Recovery comes in fits and spurts and there is no scheduled timeline. Some days “feel” better, and other days “feel” stagnant. It’s all okay because grieving and healing take time – they just do, and we can’t rush them no matter how much we read, absorb, and process. We still have to go through those grueling phases, and we have no control over how those phases transition.

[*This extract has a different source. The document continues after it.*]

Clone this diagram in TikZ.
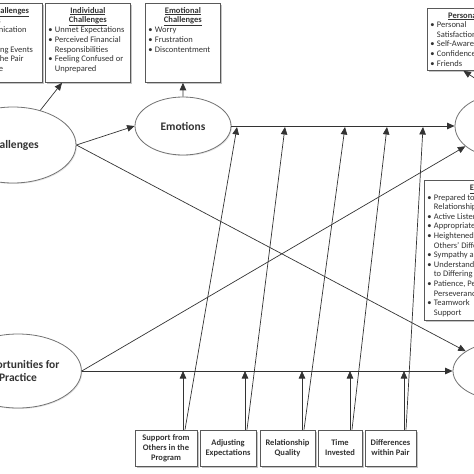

One-day-at-a-time, Bluemosaic. You’re going to be just fine, in due time.
Brightest blessings
Thx Truthspeak, for your wisdom..and affirming to me that the pace and order I process this lesson at….is my own, different for us all. Part of my plan for coming months is to channel the physical nature of my anger…as well soothing the anger. This will include, but not be limited to, Boxing( I enjoy it), yoga, meditation….participating in a long distance cycling event with freinds (something I would have done pre-spath, but now will have even deeper meaning for me), and I have a group that I plan on volunteering with that helps train young athletes for races who have been victimized sexually, in order to help them re-build there self esteem,( something I also had planned on doing pre-spath, but my kids were too young at the time for me to give time to others.) That volunteering will now be an effort to help some other young girl walk into her adult life with more self-esteem than I did…maybe she will be more solid in her boundaries..stand a better chance than I did. Atleast, she will have more tools…hopefully a better sense of her spirit and value.